What You Can Trade on Kalshi
Political Events
- Presidential and congressional elections
- State and local races
- Policy outcomes and executive actions
- Primary results and nominations
Economic Indicators
- Federal Reserve rate decisions
- Monthly jobs reports and unemployment
- GDP growth and inflation (CPI)
- Housing data and consumer sentiment
Weather and Climate
- Temperature ranges for major cities
- Hurricane and storm activity
- Seasonal snowfall totals
Other Markets
- Awards shows (Oscars, Grammys)
- Select sports props and outcomes
- Technology and business events
How Kalshi Betting Works
- Choose a market: Browse available event contracts
- Decide Yes or No: Buy Yes if you think it'll happen, No if you don't
- Pay the price: Contracts trade between $0.01-$1.00 based on implied probability
- Wait for resolution: The event either happens or doesn't
- Collect winnings: Winning contracts pay $1.00, losers pay $0
Example: "Will Democrats win Pennsylvania?" trades at $0.58. You buy Yes for $0.58. If Democrats win, you make $0.42 profit ($1.00 - $0.58). If not, you lose your $0.58.
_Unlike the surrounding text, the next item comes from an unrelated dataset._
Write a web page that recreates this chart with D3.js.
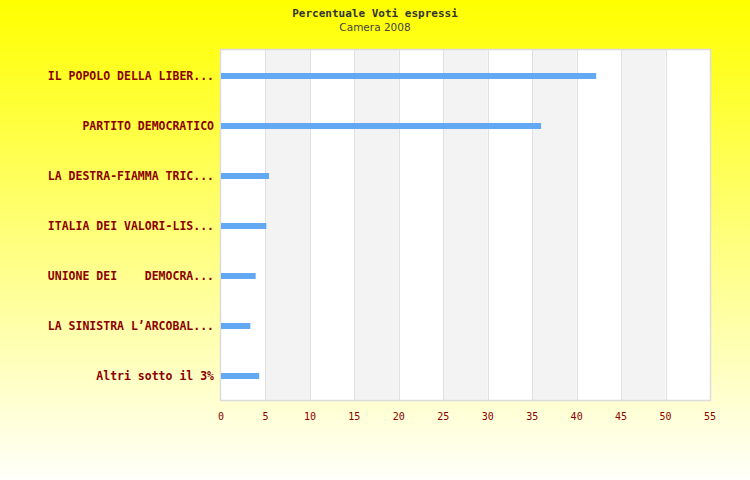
<!DOCTYPE html>
<html>
<head>
<meta charset="utf-8">
<script src="https://cdn.jsdelivr.net/npm/d3@7"></script>
<style>
  body { margin: 0; padding: 0; }
  svg { display: block; }
</style>
</head>
<body>
<svg id="chart"></svg>
<script>
// data
var partiti = [
    'IL POPOLO DELLA LIBER...',
    'PARTITO DEMOCRATICO',
    'LA DESTRA-FIAMMA TRIC...',
    'ITALIA DEI VALORI-LIS...',
    'UNIONE DEI    DEMOCRA...',
    'LA SINISTRA L\u2019ARCOBAL...',
    'Altri sotto il 3%'
];
var percentuali = [42.2, 36.0, 5.4, 5.1, 3.9, 3.3, 4.3];
var tickValues = [0, 5, 10, 15, 20, 25, 30, 35, 40, 45, 50, 55];

var width = 750,
    height = 480,
    plotLeft = 221,
    plotRight = 710,
    plotTop = 50,
    plotBottom = 400;

var svg = d3.select('#chart')
    .attr('width', width)
    .attr('height', height);

var grad = svg.append('defs').append('linearGradient')
    .attr('id', 'bg')
    .attr('x1', 0).attr('y1', 0)
    .attr('x2', 0).attr('y2', 1);
grad.append('stop').attr('offset', '0%').attr('stop-color', '#ffff00');
grad.append('stop').attr('offset', '100%').attr('stop-color', '#fffffa');

svg.append('rect')
    .attr('width', width)
    .attr('height', height)
    .attr('fill', 'url(#bg)');

var x = d3.scaleLinear().domain([0, 55]).range([plotLeft, plotRight]);
var y = d3.scaleBand().domain(partiti).range([plotTop, plotBottom]);

// plot background
svg.append('rect')
    .attr('x', plotLeft).attr('y', plotTop)
    .attr('width', plotRight - plotLeft).attr('height', plotBottom - plotTop)
    .attr('fill', '#ffffff');

// alternating grey bands
svg.selectAll('.band')
    .data(tickValues.slice(0, -1).filter(function (d, i) { return i % 2 === 1; }))
    .enter().append('rect')
    .attr('class', 'band')
    .attr('x', function (d) { return x(d); })
    .attr('y', plotTop)
    .attr('width', function (d) { return x(d + 5) - x(d); })
    .attr('height', plotBottom - plotTop)
    .attr('fill', '#f3f3f3');

// grid lines
svg.selectAll('.grid')
    .data(tickValues.slice(1, -1))
    .enter().append('line')
    .attr('class', 'grid')
    .attr('x1', function (d) { return Math.round(x(d)) + 0.5; })
    .attr('x2', function (d) { return Math.round(x(d)) + 0.5; })
    .attr('y1', plotTop).attr('y2', plotBottom)
    .attr('stroke', '#e0e0e0');

svg.append('rect')
    .attr('x', plotLeft - 0.5).attr('y', plotTop - 0.5)
    .attr('width', plotRight - plotLeft + 1).attr('height', plotBottom - plotTop + 1)
    .attr('fill', 'none')
    .attr('stroke', '#dcdcdc')
    .attr('stroke-width', 1.5);

// bars
svg.selectAll('.bar')
    .data(percentuali)
    .enter().append('rect')
    .attr('class', 'bar')
    .attr('x', x(0))
    .attr('y', function (d, i) { return y(partiti[i]) + y.bandwidth() / 2 - 2; })
    .attr('width', function (d) { return x(d) - x(0); })
    .attr('height', 6)
    .attr('fill', '#63a8f2');

// category labels
svg.selectAll('.lbl')
    .data(partiti)
    .enter().append('text')
    .attr('class', 'lbl')
    .attr('x', 214)
    .attr('y', function (d) { return y(d) + y.bandwidth() / 2 + 5; })
    .attr('text-anchor', 'end')
    .attr('fill', '#8b0000')
    .style('font-family', 'DejaVu Sans Mono, monospace')
    .style('font-size', '11.5px')
    .style('font-weight', 'bold')
    .style('white-space', 'pre')
    .text(function (d) { return d; });

// x axis tick labels
svg.selectAll('.tick-lbl')
    .data(tickValues)
    .enter().append('text')
    .attr('class', 'tick-lbl')
    .attr('x', function (d) { return x(d); })
    .attr('y', 420)
    .attr('text-anchor', 'middle')
    .attr('fill', '#8b0000')
    .style('font-family', 'DejaVu Sans Mono, monospace')
    .style('font-size', '10px')
    .text(function (d) { return d; });

// titles
svg.append('text')
    .attr('x', 375).attr('y', 17)
    .attr('text-anchor', 'middle')
    .attr('fill', '#333333')
    .style('font-family', 'DejaVu Sans Mono, monospace')
    .style('font-size', '11px')
    .style('font-weight', 'bold')
    .text('Percentuale Voti espressi');

svg.append('text')
    .attr('x', 375).attr('y', 31)
    .attr('text-anchor', 'middle')
    .attr('fill', '#444444')
    .style('font-family', 'DejaVu Sans, sans-serif')
    .style('font-size', '10.5px')
    .text('Camera 2008');
</script>
</body>
</html>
Kalshi vs Traditional Sports Betting
| Feature | Kalshi | Sports Betting Apps |
|---|---|---|
| Legal classification | Commodity trading (CFTC) | Gambling (state gaming) |
| Market types | Politics, economics, weather, some sports | Primarily sports |
| Pricing | Probability-based ($0.01-$1.00) | Odds-based (+150, -200, etc.) |
| House edge | No house (peer-to-peer market) | Vig/juice built into odds |
Effective Betting Strategies
Research-Based Trading
Focus on markets where you have knowledge edge:
- Follow Fed policy → trade interest rate markets
- Understand state politics → trade state election markets
- Track economic data → trade jobs and GDP markets
Contrarian Betting
Fade overreactions to news:
- If a candidate's odds crash on minor news, consider buying
- When markets panic-sell, look for value
Risk Management
- Never bet more than 1-5% of your bankroll on one market
- Diversify across uncorrelated events
- Set stop-losses or exit rules
Understanding Kalshi Odds
Kalshi uses decimal pricing instead of traditional betting odds:
| Kalshi Price | Implied Probability | Traditional Odds Equivalent |
|---|---|---|
| $0.25 | 25% | +300 (3/1) |
| $0.50 | 50% | +100 (even money) |
| $0.67 | 67% | -200 (1/2) |
| $0.80 | 80% | -400 (1/4) |
Bottom Line
Kalshi "betting" is really event contract trading — legally distinct from gambling but functionally similar. You speculate on real-world outcomes with transparent, probability-based pricing.
It's ideal if you want to bet on politics or economics, prefer transparent pricing over sportsbook odds, or want CFTC regulation instead of offshore platforms.